Children can pick up signals pretty well, either consciously or unconsciously. If their mother suddenly spends most of the day away from them, they'll know something is up. These could have been critical moments in which they needed you. I'm not saying you're a bad person or anything. No one is perfect. But working on yourself, and on your family, and working on improving your children's well-being, all also entail looking at oneself and one's behavior very critically, how it affects the people around you. In order to do so, feedback from others about ourselves is crucial as we often have our blind spots, as explained in the book "Strangers to Ourselves" and in this thread here. So I hope you will take our feedback to heart. :)

Rx said:
After my abortion and the resulting horrifying swing of hormones, I slowly recovered, realized I'd developed an addiction to dissociating with books and began to crawl out of depression largely on my own because by now, my husband had to be the go-to parent of three relocated kids AND go to work full time. Wasn't easy but I did it.

By spring time, I had gained enough strength to begin my vigilant parent duties again and noticed that my daughter was also exhibiting signs of depression.

I think there is a high possibility that your state of being and/or way of behaving in the presence of your children has an effect on your children, and your daughter's current issues may be related to that as well. Take the example above, did you consider the possibility that your daughter's depression at that time could partly be due to your absence (as you explained above: sleeping/dissociating most of the day), i.e. that it was a cry for attention? And/or perhaps that she was influenced by your own depression? As partly explained here:

Not only is a child with a depressed parent two to four times more likely to develop depression himself before adulthood, but extensive research has shown that a mother's depression, especially when untreated, can interfere with her child's social, emotional, and cognitive development.

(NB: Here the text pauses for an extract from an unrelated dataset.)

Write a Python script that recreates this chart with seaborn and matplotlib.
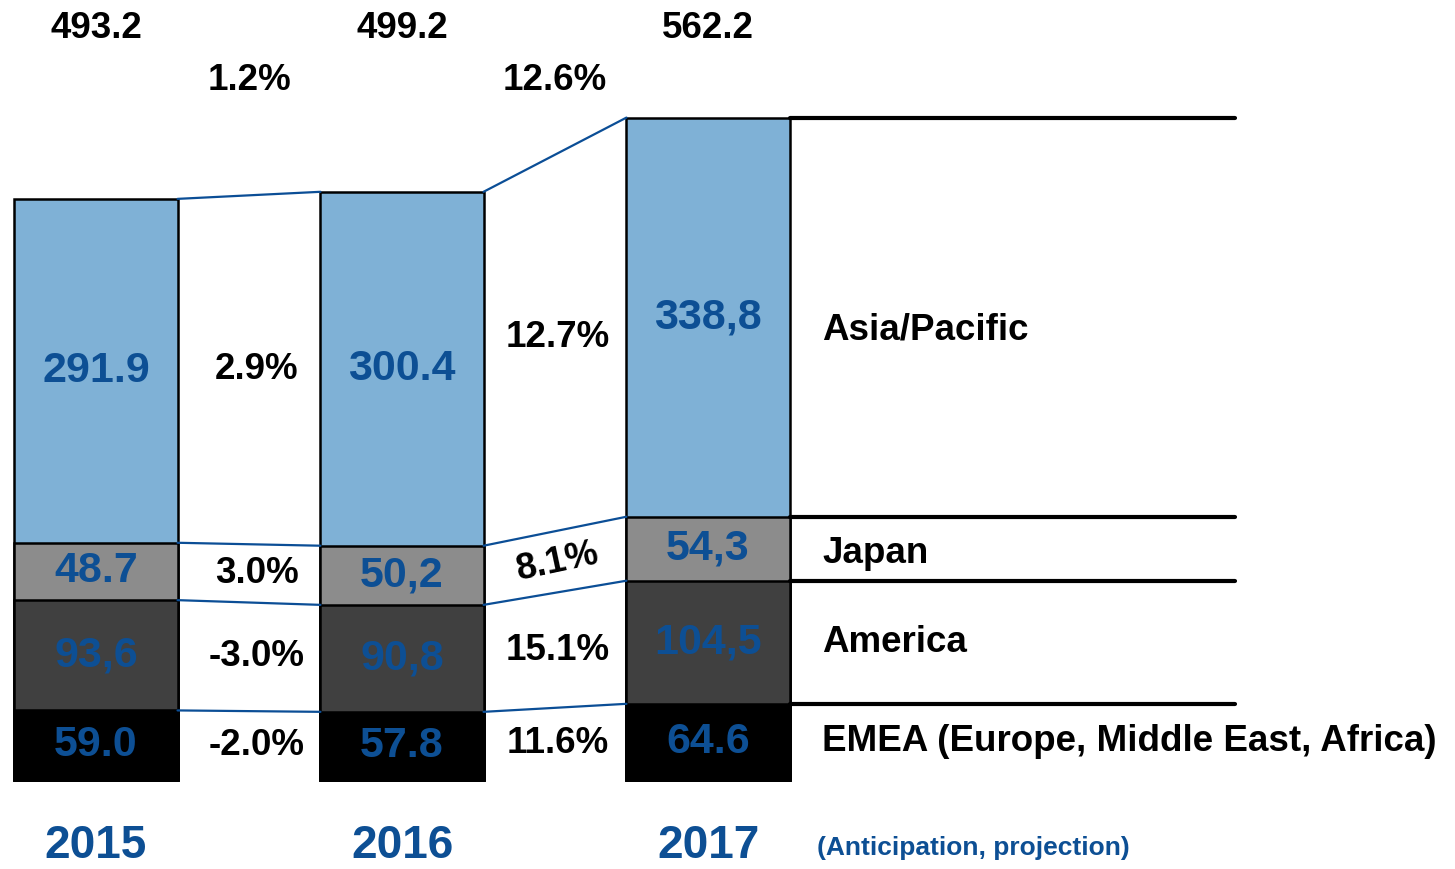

Notice how you immediately put the source of the problem elsewhere: That it is dark during the months. Surely that could've played a role to some extent, but what about the possible, more likely, sources above?

Perhaps, right now, it would be helpful to find an experienced therapist and to work on healing some wounds from the past. It must've been a terrible thing to go through, and I think it's quite likely you may still be dealing with some of those hurts. If you don't work on your wounds, you can get triggered in ways you're not conscious of, and you and your children could suffer from that as a result.

Hope this helps.
 
I think it might also be useful to take the burden on yourself and tell your daughter that you are very sorry that you were not there for her and that you have issues to fix and you'll be going to a therapist to see if you can't be a better parent. In short, take some of that burden off of her. Acknowledge that most of the problems are your own failings and you want to get better and make it up to her and try to make everything better.